What makes Divine structurally interesting is how it uses synthetic florals to achieve a transparency that natural materials struggle with. Notes like lotus and water lily, watery by nature, gain clarity when built with modern aromatic molecules. The cyclamen and hyacinth add that cool, slightly green edge without the sharp green bite that often comes with natural floral materials. It's a carefully calibrated balance: enough floral to feel feminine, enough coolness to feel fresh, enough musk to feel warm on skin. The sandalwood isn't prominent but it does the essential work of keeping the drydown from going flat. This is composition as restraint, every note staying in its lane, nothing fighting for attention.
The evolution
The opening doesn't arrive so much as materialize.
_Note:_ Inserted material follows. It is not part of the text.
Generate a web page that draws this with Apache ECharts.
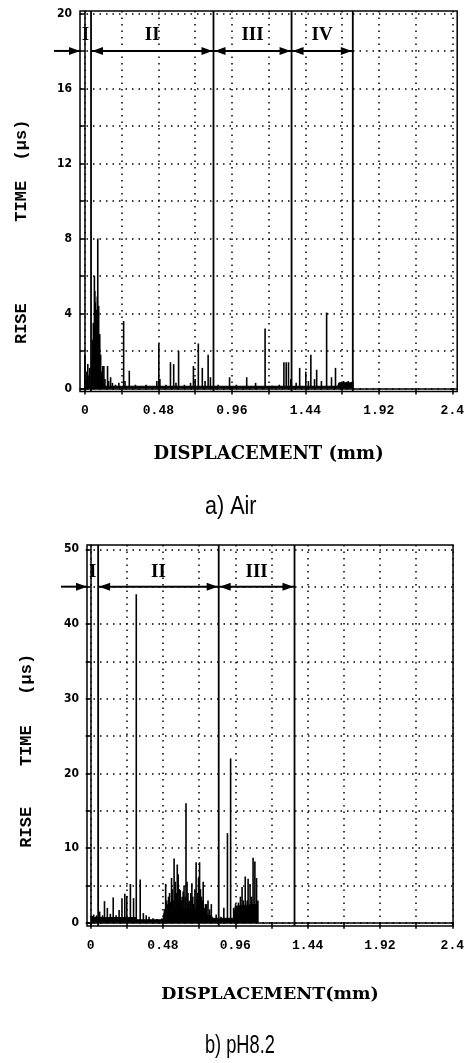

Lotus and water lily appear first, bringing that characteristic cool aquatic softness, but there's no sharp aldehydic burst, no citrus crackle to announce things. It simply begins. Within minutes the jasmine and rose emerge, their petals softened by the cyclamen and hyacinth already working. The heart is powdery in the most literal sense: the texture of flower petals dried and pressed between pages. Warm, but never heavy. The handoff to drydown takes about two hours. The musk becomes dominant here, not in the sense of animalic force but in the sense of presence, warm, skin-close, intimate. Sandalwood adds a creaminess that rounds the edges. Amber doesn't project but it anchors. On fabric the scent can last into the evening. On skin, plan for a full workday before it settles into a whisper.
Cultural impact
Dream Angels Divine occupies an interesting position in the VS fragrance canon, it's the cool alternative to the warmer Heavenly, the one that divided opinion in the best way. Wearers either loved its quiet intimacy or found it too restrained, too close to the skin. That divisiveness is actually the point. This was never trying to fill a room. It was trying to be the scent someone notices when they hug you. The 2000 launch placed it squarely in an era when clean, powdery florals dominated mass-market fragrance, but Divine distinguished itself through its cool temperature, that soapy, bar-soap quality that reviewers consistently reference. Though discontinued, it maintains a quiet cult following among those who found it.